Gastgeber: Andreas Peschel
Datum & Uhrzeit: 01.02.2024 | 12:30 – 14:00 Uhr
Ort: Hörsaal 3M07, GUZ
Öffentliche Veranstaltung. Keine Anmeldung erforderlich.
In recent years, rapid methodological advancements in the field of ancient DNA have enabled the generation of temporal transects of microbial diversity and have paved the way for studying human-pathogen interactions, from an evolutionary and sociocultural perspective, even earlier than the written historical record. At present, the most extensively studied ancient pathogen is the zoonotic bacterium Yersinia pestis, the causative agent of plague. This presentation will concentrate on how metagenomic studies and the generation of ancient pathogen genomes have transformed our understanding of the evolution and history of plague.
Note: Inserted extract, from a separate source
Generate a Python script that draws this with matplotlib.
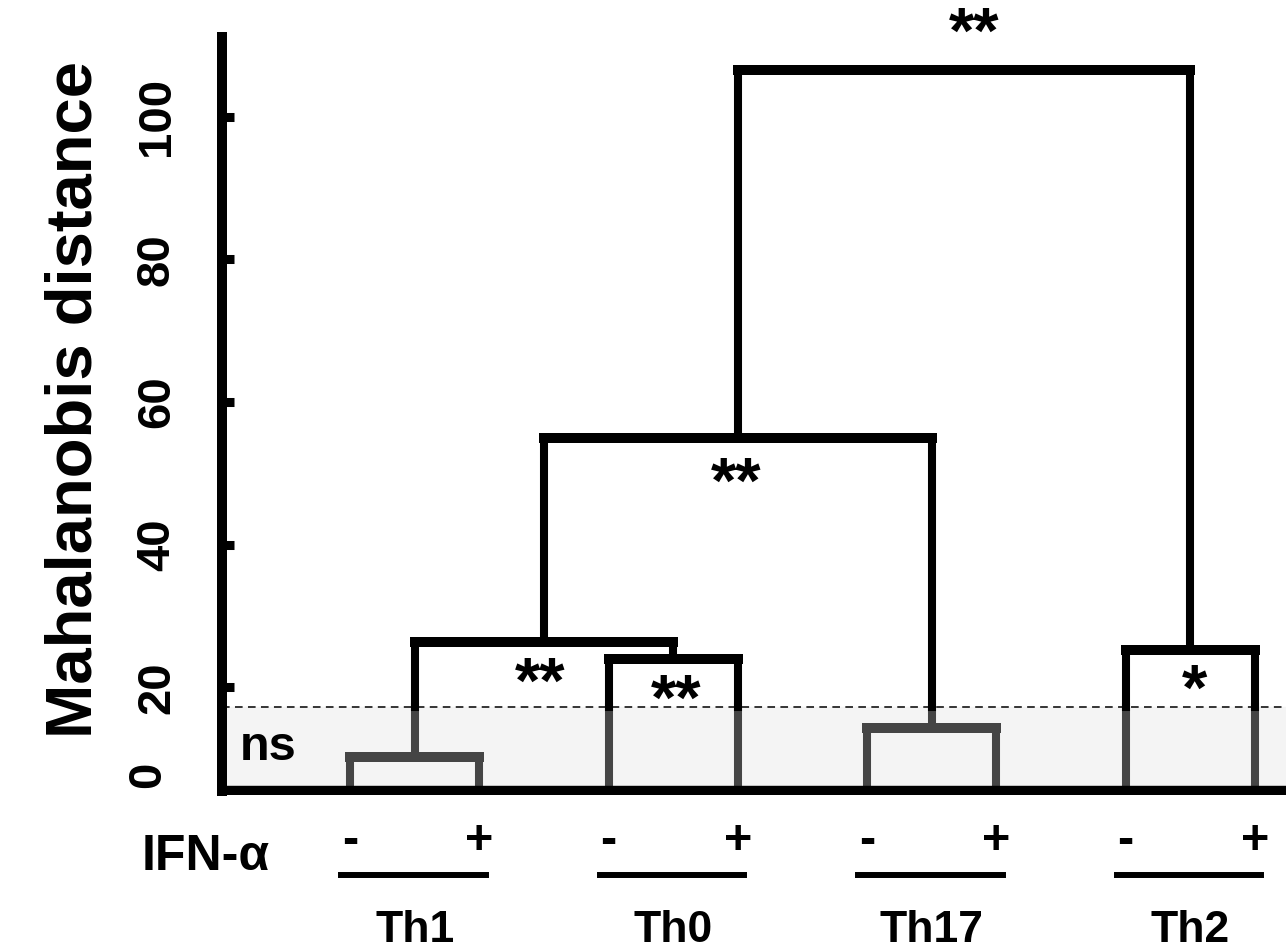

The increasing availability of ancient Y. pestis datasets has afforded insights into the bacterium’s early evolution, as well as the emergence and progression of historical pandemics, offering perspectives on past genetic diversity and its role in shaping both extinct and still surviving disease reservoirs worldwide. Ultimately, the case of Y. pestis shows how ongoing interdisciplinary efforts can help unravel the processes that have shaped the contemporary landscape of infectious diseases. In this capacity, they provide a framework for examining the diachronic challenges that pathogens have continuously posed on human societies.